What is Quantitative trading?

Quantitative Analysis involves using mathematical and statistical models, to track the changes in the price and volume of any stock. Quantitative trading is trades based on such analytical models. It is an analysis made by investors to find suitable investment opportunities. Earlier, this method was primarily used by financial institutions like investment management firms, hedge funds, and institutional investors, while trading on huge volumes of securities. However, in recent times, individual investors have been using quantitative trading methods to analyse their own portfolios. Using these models an investor speculates on the future prices of a security. Similar models are used for quantitative forex trading as well. In this method, the rise or decline in a foreign currency is speculated.

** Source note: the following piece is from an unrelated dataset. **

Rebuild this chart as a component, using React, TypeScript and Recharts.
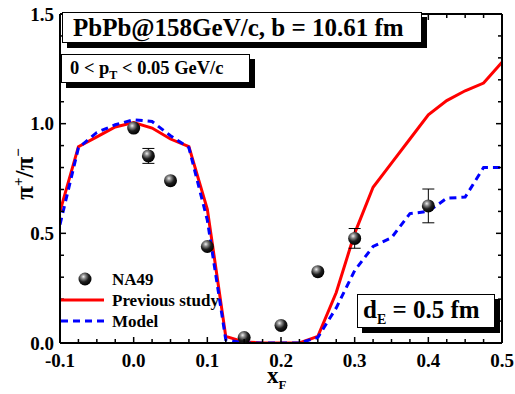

Components of Quantitative trading

  • Price and volume are essential components of quantitative trading. These are the easiest attributes to plot on a chart and thus, possible to analyse easily.
  • Techniques like statistical arbitrage and more are utilised for short-term investments.
  • Tools like moving averages are helpful for the creation of a computerised trading system.
  • Backtesting is another component that helps a trader evaluate the historical trend based on the same analysis and then analyse the result to decide whether the strategy will be effective for the upcoming trade opportunity.
  • Managing risk is another key aspect of a Quantitative analysis system.

Advantages of Quantitative trading

Quantitative trading is employed to identify a profitable trade. The advantages of using computer algorithms are as follows:

  • Quantitative trading facilitates faster decision-making and quicker execution compared to manual computation.
  • Using mathematical models, its goal is to avoid losses based on emotions and other aspects.
  • The decision-making is more accurate and data-backed, which helps a trader to be more confident about their trades and profitability.

Disadvantages of Quantitative trading

Successful implementation of a quantitative trading strategy is not an easy task. Because of the dynamic nature of the stock market, things go unnoticed. A few disadvantages of quantitative trading are:

  • Mathematical models fail to keep up with continuous changes in the stock market.
  • Profitability analysis made by the quantitative trading method may work only in the short term.

Effective quantitative trading strategies

There are four quantitative trading strategies:

  • Strategy Identification

    In the first stage of quantitative trading, investors must identify and select a trading strategy that best suits the investment portfolio.

  • Strategy backtesting

    This step tests the profitability of the strategy selected in the first step. This gives a clearer picture of whether the strategy is actually a profitable one. An investor must proceed with the strategy only if the backtesting results are positive.

  • Execution System

    A profitable strategy is executed based on the strategies selected and tested in the previous steps. While creating an execution system, an investor and broker must consider ways to reduce costs and conduct trade seamlessly.

  • Risk Management

    Trading involves various risk factors. Even with quantitative analysis in trading, risks cannot be fully avoided. The different risks associated with quantitative trading include brokerage risk, defective technology and more. However, with improving technology and more sophisticated algorithms for trading, quantitative analysis tools are trying to reduce risks while trading.

Examples of Quantitative trading

For example, an investor uses quantitative trading to decide the stocks he wants to invest in. The algorithmic or quantitative trading system scans multiple variables such as volume, gains, momentum, and more. The stock with the highest-rated variables is chosen by the investor.


Financial markets are dynamic, as they have multiple components involved. Quantitative analysis in trading gives investors an insight into the opportunities available in the market and the ways to make use of them. Quantitative forex trading is also used with the objective to make short-term speculations. However one needs to be careful of the pitfalls of using quantitative trading tools as well. Due to the high volatility of the stock market, successful trading is not always possible.